** BEGIN **

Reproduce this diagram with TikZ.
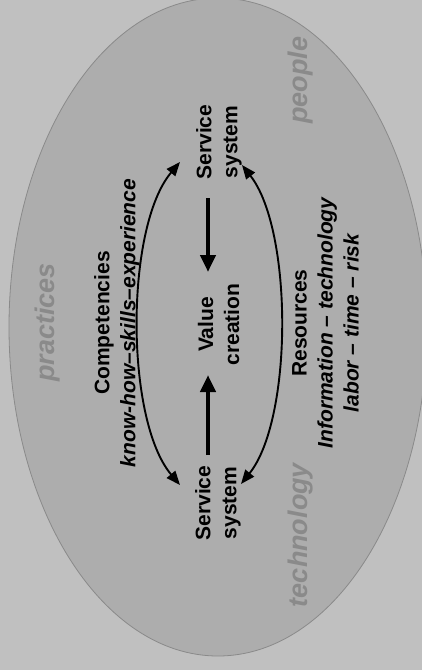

** END **
** BEGIN **

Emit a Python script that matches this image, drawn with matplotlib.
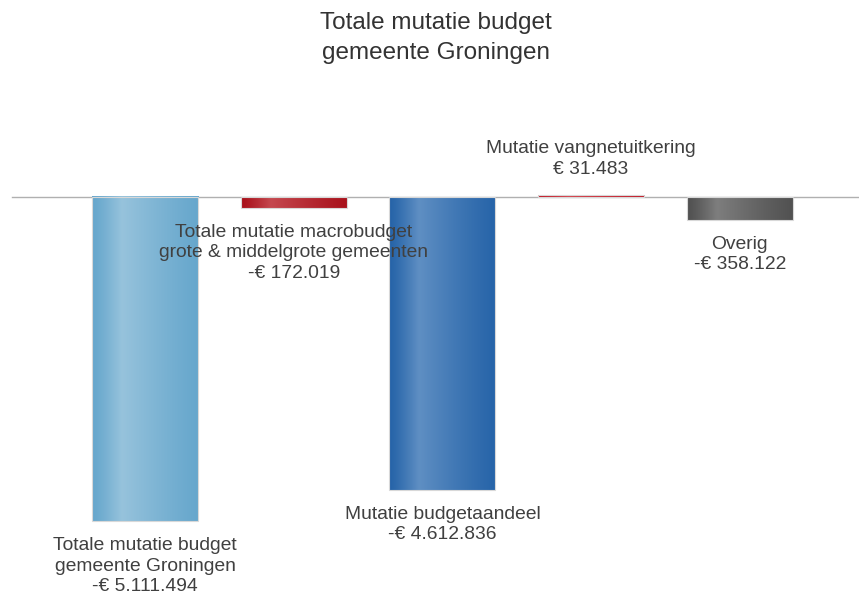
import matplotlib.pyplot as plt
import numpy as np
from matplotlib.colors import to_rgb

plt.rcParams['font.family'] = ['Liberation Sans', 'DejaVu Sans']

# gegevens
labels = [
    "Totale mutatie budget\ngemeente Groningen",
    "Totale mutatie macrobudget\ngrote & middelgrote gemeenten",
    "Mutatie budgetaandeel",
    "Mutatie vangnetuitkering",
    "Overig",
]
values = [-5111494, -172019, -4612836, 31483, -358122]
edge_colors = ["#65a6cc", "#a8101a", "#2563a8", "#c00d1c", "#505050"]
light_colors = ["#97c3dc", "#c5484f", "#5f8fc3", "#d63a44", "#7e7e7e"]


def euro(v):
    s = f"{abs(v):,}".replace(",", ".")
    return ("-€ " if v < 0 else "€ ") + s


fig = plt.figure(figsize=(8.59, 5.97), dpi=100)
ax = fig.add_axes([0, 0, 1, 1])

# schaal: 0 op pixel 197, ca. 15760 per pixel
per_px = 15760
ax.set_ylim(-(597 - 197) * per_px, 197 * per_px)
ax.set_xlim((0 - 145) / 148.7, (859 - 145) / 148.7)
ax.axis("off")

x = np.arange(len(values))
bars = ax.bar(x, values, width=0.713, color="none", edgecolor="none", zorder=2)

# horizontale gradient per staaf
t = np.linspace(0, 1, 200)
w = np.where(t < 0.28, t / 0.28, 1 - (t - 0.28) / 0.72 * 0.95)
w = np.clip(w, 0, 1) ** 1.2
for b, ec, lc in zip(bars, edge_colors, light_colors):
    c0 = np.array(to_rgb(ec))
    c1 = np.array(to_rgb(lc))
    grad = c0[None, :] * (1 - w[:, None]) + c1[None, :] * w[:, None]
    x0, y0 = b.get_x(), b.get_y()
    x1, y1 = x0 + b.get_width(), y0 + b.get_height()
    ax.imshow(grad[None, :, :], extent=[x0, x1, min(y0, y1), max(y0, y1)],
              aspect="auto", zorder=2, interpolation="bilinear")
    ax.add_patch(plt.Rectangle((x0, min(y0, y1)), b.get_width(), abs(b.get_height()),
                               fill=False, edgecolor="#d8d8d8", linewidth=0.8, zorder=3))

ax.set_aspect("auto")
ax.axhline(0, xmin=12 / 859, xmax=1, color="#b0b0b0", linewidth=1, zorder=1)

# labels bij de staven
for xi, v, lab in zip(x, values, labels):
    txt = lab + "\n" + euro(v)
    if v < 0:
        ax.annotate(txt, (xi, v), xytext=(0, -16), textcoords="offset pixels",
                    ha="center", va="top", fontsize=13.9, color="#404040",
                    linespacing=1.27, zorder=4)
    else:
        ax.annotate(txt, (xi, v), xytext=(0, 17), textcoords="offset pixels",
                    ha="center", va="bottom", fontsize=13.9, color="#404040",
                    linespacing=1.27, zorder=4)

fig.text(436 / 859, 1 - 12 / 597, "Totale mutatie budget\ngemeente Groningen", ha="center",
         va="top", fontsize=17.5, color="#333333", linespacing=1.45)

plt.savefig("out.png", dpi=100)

** END **

_TASK DESCRIPTION_. What is the number of lines in the data holding the word "this"? Reply with that number only.

_SOLUTION BELOW_. 2